日本の地方自治体のデジタル化は、新たな時代の到来を告げています。この動きの中で特に注目されるのが、宮崎県都城市(以下、都城市)の先進的な取り組みです。都城市では、マイナンバーカードの申請・交付率が全国でもトップクラスで、市長の指揮のもと、全市一丸となって自治体のDX推進を強力に推し進めています。
本記事では、イベントへの参加予約方法にクラウドを活用した都城市の事例について、その具体的な方法と成果に迫ります。
電話でのみ受け付けていた、市民イベントへの参加予約
都城市では、市民向けイベントや健診プログラムへの参加予約を電話のみ受け付けるという方法を採用していました。市民がイベントや健診プログラムの参加を予約する場合、市役所の開庁時間に電話しなければならず、その後も予約したことを忘れてしまうといったことが起きていました。一方、職員側でも参加者の属性情報を分析するのが大変で、本来の業務を止めて電話応対をしなければなりませんでした。

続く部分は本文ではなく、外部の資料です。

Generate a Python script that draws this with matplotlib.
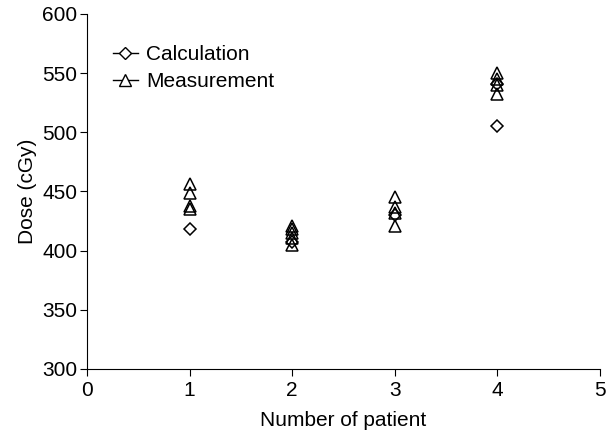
import matplotlib
matplotlib.use('Agg')
import matplotlib.pyplot as plt
from matplotlib.lines import Line2D

plt.rcParams['font.family'] = ['Liberation Sans', 'DejaVu Sans']

# measured doses per patient
meas_patient = [1, 1, 1, 1, 2, 2, 2, 2, 2, 3, 3, 3, 3, 4, 4, 4, 4]
meas_dose = [456, 449, 438, 435, 421, 418, 415, 411, 405, 445, 437, 432, 421, 550, 545, 540, 532]

# calculated doses per patient
calc_patient = [1, 2, 3, 4, 4]
calc_dose = [418, 407, 430, 505, 541]

fig = plt.figure(figsize=(6.08, 4.36), dpi=100)
ax = fig.add_axes([0.143, 0.154, 0.844, 0.814])

ax.plot(calc_patient, calc_dose, linestyle='none', marker='D', markersize=6,
        markerfacecolor='white', markeredgecolor='black', markeredgewidth=1.1,
        label='Calculation')
ax.plot(meas_patient, meas_dose, linestyle='none', marker='^', markersize=8,
        markerfacecolor='none', markeredgecolor='black', markeredgewidth=1.1,
        label='Measurement')

ax.set_xlim(0, 5)
ax.set_ylim(300, 600)
ax.set_xticks(range(0, 6))
ax.set_yticks(range(300, 601, 50))
ax.spines['top'].set_visible(False)
ax.spines['right'].set_visible(False)
ax.tick_params(direction='out', length=5, labelsize=15)
ax.tick_params(axis='y', pad=2)
ax.set_xlabel('Number of patient', fontsize=15, labelpad=8)
ax.set_ylabel('Dose (cGy)', fontsize=15)

handles = [
    Line2D([0], [0], color='black', lw=1, marker='D', markersize=6,
           markerfacecolor='white', markeredgecolor='black'),
    Line2D([0], [0], color='black', lw=1, marker='^', markersize=8,
           markerfacecolor='white', markeredgecolor='black'),
]
ax.legend(handles, ['Calculation', 'Measurement'], loc='upper left',
          frameon=False, fontsize=15, handlelength=1.2, handletextpad=0.4,
          labelspacing=0.4, bbox_to_anchor=(0.014, 0.965))

fig.savefig('out.png', dpi=100)
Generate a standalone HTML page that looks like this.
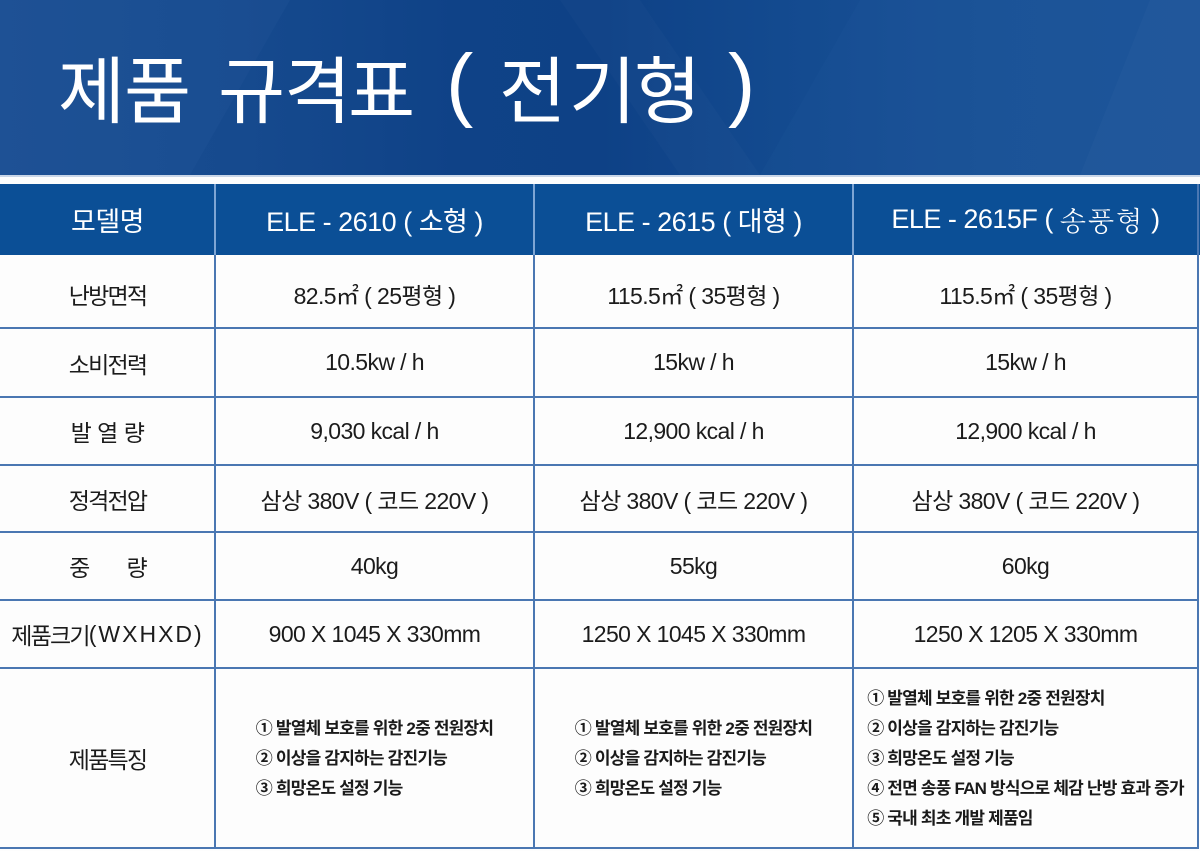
<!DOCTYPE html>
<html>
<head>
<meta charset="utf-8">
<style>
  html,body{margin:0;padding:0;}
  body{width:1200px;height:851px;position:relative;overflow:hidden;background:#fdfdfd;
    font-family:"Liberation Sans","Noto Sans CJK KR","NanumGothic",sans-serif;color:#1b1b1b;}
  .band{position:absolute;left:0;top:0;width:1200px;height:175px;
    background:linear-gradient(90deg,#1b4f93 0%,#164a8e 20%,#0f4287 38%,#0e4186 50%,#134a8f 65%,#1a5196 82%,#1c5399 100%);}
  .t{position:absolute;color:#fff;font-family:"Noto Sans CJK KR","NanumGothic",sans-serif;
    font-size:73px;line-height:73px;top:50px;white-space:nowrap;}
  .p{position:absolute;color:#fff;font-family:"Liberation Sans",sans-serif;font-size:82px;line-height:82px;top:43px;}
  .hrow{position:absolute;left:0;top:184px;width:1200px;height:71px;background:#0b4f96;}
  .cell{position:absolute;display:flex;align-items:center;justify-content:center;white-space:nowrap;}
  .h{color:#fff;font-size:27px;letter-spacing:-0.5px;}
  .b{font-size:23px;letter-spacing:-0.6px;}
  .lab{font-size:23px;letter-spacing:-1.8px;}
  .vl{position:absolute;width:2px;background:#4a77b2;}
  .hl{position:absolute;height:2px;background:#4a77b2;left:0;width:1199px;}
  .hv{position:absolute;width:2px;background:#7ea5d4;top:184px;height:71px;}
  .feat{font-family:"Liberation Sans","Noto Sans CJK KR",sans-serif;font-weight:700;font-size:17px;
    line-height:30px;letter-spacing:-0.8px;text-align:left;color:#1a1a1a;}
</style>
</head>
<body>
<div class="band">
  <svg width="1200" height="175" style="position:absolute;left:0;top:0">
    <polygon points="0,0 290,0 190,175 0,175" fill="#2a5fa3" opacity="0.18"/>
    <polygon points="560,0 640,0 760,175 680,175" fill="#ffffff" opacity="0.02"/>
    <polygon points="860,0 1200,0 1200,175 760,175" fill="#2a60a6" opacity="0.12"/>
    <polygon points="1150,0 1200,0 1200,175 1080,175" fill="#ffffff" opacity="0.02"/>
  </svg>
</div>
<div style="position:absolute;left:0;top:175px;width:1200px;height:2px;background:#c9d6e8;"></div>

<span class="t" style="left:58px">제</span>
<span class="t" style="left:124px">품</span>
<span class="t" style="left:218px">규</span>
<span class="t" style="left:284px">격</span>
<span class="t" style="left:348px">표</span>
<span class="p" style="left:446px">(</span>
<span class="t" style="left:499px">전</span>
<span class="t" style="left:569px">기</span>
<span class="t" style="left:634px">형</span>
<span class="p" style="left:728px">)</span>

<div class="hrow"></div>
<div class="hv" style="left:214px"></div>
<div class="hv" style="left:533px"></div>
<div class="hv" style="left:852px"></div>

<div class="cell h" style="left:0;top:184px;width:215px;height:71px;">모델명</div>
<div class="cell h" style="left:215px;top:184px;width:319px;height:71px;">ELE - 2610 ( 소형 )</div>
<div class="cell h" style="left:534px;top:184px;width:319px;height:71px;">ELE - 2615 ( 대형 )</div>
<div class="cell h" style="left:853px;top:184px;width:345px;height:71px;">ELE - 2615F (&nbsp;<span style="font-family:'Noto Serif CJK SC','Noto Serif CJK KR',serif;font-weight:300;letter-spacing:2px;">송풍형</span>&nbsp;)</div>

<!-- grid lines -->
<div class="vl" style="left:214px;top:255px;height:594px;"></div>
<div class="vl" style="left:533px;top:255px;height:594px;"></div>
<div class="vl" style="left:852px;top:255px;height:594px;"></div>
<div class="vl" style="left:1197px;top:184px;height:665px;"></div>
<div class="hl" style="top:327px"></div>
<div class="hl" style="top:396px"></div>
<div class="hl" style="top:464px"></div>
<div class="hl" style="top:531px"></div>
<div class="hl" style="top:599px"></div>
<div class="hl" style="top:667px"></div>
<div class="hl" style="top:847px"></div>

<!-- row 1 -->
<div class="cell lab" style="left:0;top:257px;width:215px;height:73px;">난방면적</div>
<div class="cell b" style="left:215px;top:257px;width:319px;height:73px;">82.5㎡ ( 25평형 )</div>
<div class="cell b" style="left:534px;top:257px;width:319px;height:73px;">115.5㎡ ( 35평형 )</div>
<div class="cell b" style="left:853px;top:257px;width:345px;height:73px;">115.5㎡ ( 35평형 )</div>
<!-- row 2 -->
<div class="cell lab" style="left:0;top:328px;width:215px;height:69px;">소비전력</div>
<div class="cell b" style="left:215px;top:328px;width:319px;height:69px;">10.5kw / h</div>
<div class="cell b" style="left:534px;top:328px;width:319px;height:69px;">15kw / h</div>
<div class="cell b" style="left:853px;top:328px;width:345px;height:69px;">15kw / h</div>
<!-- row 3 -->
<div class="cell lab" style="left:0;top:397px;width:215px;height:68px;letter-spacing:-0.5px;">발 열 량</div>
<div class="cell b" style="left:215px;top:397px;width:319px;height:68px;">9,030 kcal / h</div>
<div class="cell b" style="left:534px;top:397px;width:319px;height:68px;">12,900 kcal / h</div>
<div class="cell b" style="left:853px;top:397px;width:345px;height:68px;">12,900 kcal / h</div>
<!-- row 4 -->
<div class="cell lab" style="left:0;top:465px;width:215px;height:67px;">정격전압</div>
<div class="cell b" style="left:215px;top:465px;width:319px;height:67px;">삼상 380V ( 코드 220V )</div>
<div class="cell b" style="left:534px;top:465px;width:319px;height:67px;">삼상 380V ( 코드 220V )</div>
<div class="cell b" style="left:853px;top:465px;width:345px;height:67px;">삼상 380V ( 코드 220V )</div>
<!-- row 5 -->
<div class="cell lab" style="left:0;top:532px;width:215px;height:68px;">중<span style="display:inline-block;width:38px"></span>량</div>
<div class="cell b" style="left:215px;top:532px;width:319px;height:68px;">40kg</div>
<div class="cell b" style="left:534px;top:532px;width:319px;height:68px;">55kg</div>
<div class="cell b" style="left:853px;top:532px;width:345px;height:68px;">60kg</div>
<!-- row 6 -->
<div class="cell lab" style="left:0;top:600px;width:215px;height:68px;">제품크기<span style="letter-spacing:2px;">(WXHXD)</span></div>
<div class="cell b" style="left:215px;top:600px;width:319px;height:68px;">900 X 1045 X 330mm</div>
<div class="cell b" style="left:534px;top:600px;width:319px;height:68px;">1250 X 1045 X 330mm</div>
<div class="cell b" style="left:853px;top:600px;width:345px;height:68px;">1250 X 1205 X 330mm</div>
<!-- row 7 -->
<div class="cell lab" style="left:0;top:668px;width:215px;height:180px;">제품특징</div>
<div class="cell" style="left:215px;top:669px;width:319px;height:180px;">
  <div class="feat">① 발열체 보호를 위한 2중 전원장치<br>② 이상을 감지하는 감진기능<br>③ 희망온도 설정 기능</div>
</div>
<div class="cell" style="left:534px;top:669px;width:319px;height:180px;">
  <div class="feat">① 발열체 보호를 위한 2중 전원장치<br>② 이상을 감지하는 감진기능<br>③ 희망온도 설정 기능</div>
</div>
<div class="cell" style="left:853px;top:669px;width:345px;height:180px;">
  <div class="feat">① 발열체 보호를 위한 2중 전원장치<br>② 이상을 감지하는 감진기능<br>③ 희망온도 설정 기능<br>④ 전면 송풍 FAN 방식으로 체감 난방 효과 증가<br>⑤ 국내 최초 개발 제품임</div>
</div>
</body>
</html>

インターネットの予約システムを導入しようにも、役所が独自に使っている既存のインターネットシステムでは使いづらく、個人情報も課ごとに管理するため、コストがかかってしまいます。
クラウドサービス「OTETSUZUKI」の開発
そこで都城市は、自治体のSaaSとして、クラウドサービス「OTETSUZUKI」をIT企業と共創で開発しました。
「OTETSUZUK」はLGWANとインターネット回線からアクセス可能です。また、インターネットからLGWANへのファイル送信時には、ファイルが無害化されます。80の課がある都城市役所では、このアカウントを全ての課に配布する契約です。
QRコードの自動発行機能や、キャッシュレス決済への対応、マイナンバーカードを用いた本人認証機能など、多彩な機能が搭載されています。
「OTETSUZUK」がもたらした、Win-Winの効果
「OTETSUZUK」の最大の成果は、市民サービスの質と職員の業務効率の飛躍的な向上です。
スマートフォンやパソコンから、いつでもイベントや健診などの参加予約ができること、リマインドメールの送付により、イベントや健診プログラムへの参加率がアップしました。また、電話対応も減少したことで本来の業務に専念できます。自治体専用ネットワークからもアクセス可能なので、職員の自席からの予約管理とイベント終了後のアンケート集計、参加者の属性情報分析が簡単に行えるようになりました。
都城市は第三セクターや指定管理者など、市が管理委託を依頼している関係機関に対しても、アカウントを配布しています。昨年10月からは葬祭事業者にも配布していて、斎場予約システムにかかるコストを大幅に削減できました。都城市は街全体の予約オンライン化を推進しており、自治体と関連機関での情報共有と連携を促進するとともに、クラウドによる地域全体の力の底上げに貢献しています。
まとめと展望
企業だけでなく、地方自治体も今やクラウドサービス活用時代に突入しました。自治体職員が減っていく中で、自治体のクラウドサービスを活用することで、住民サービスが向上し持続可能な行政運営も実現可能です。
今後も都城市は、全国の地方自治体のクラウドサービス活用を牽引していくために、これからもさまざまな分野でチャレンジを続けていき、より良い住民サービスを提供を目指していくとのことです。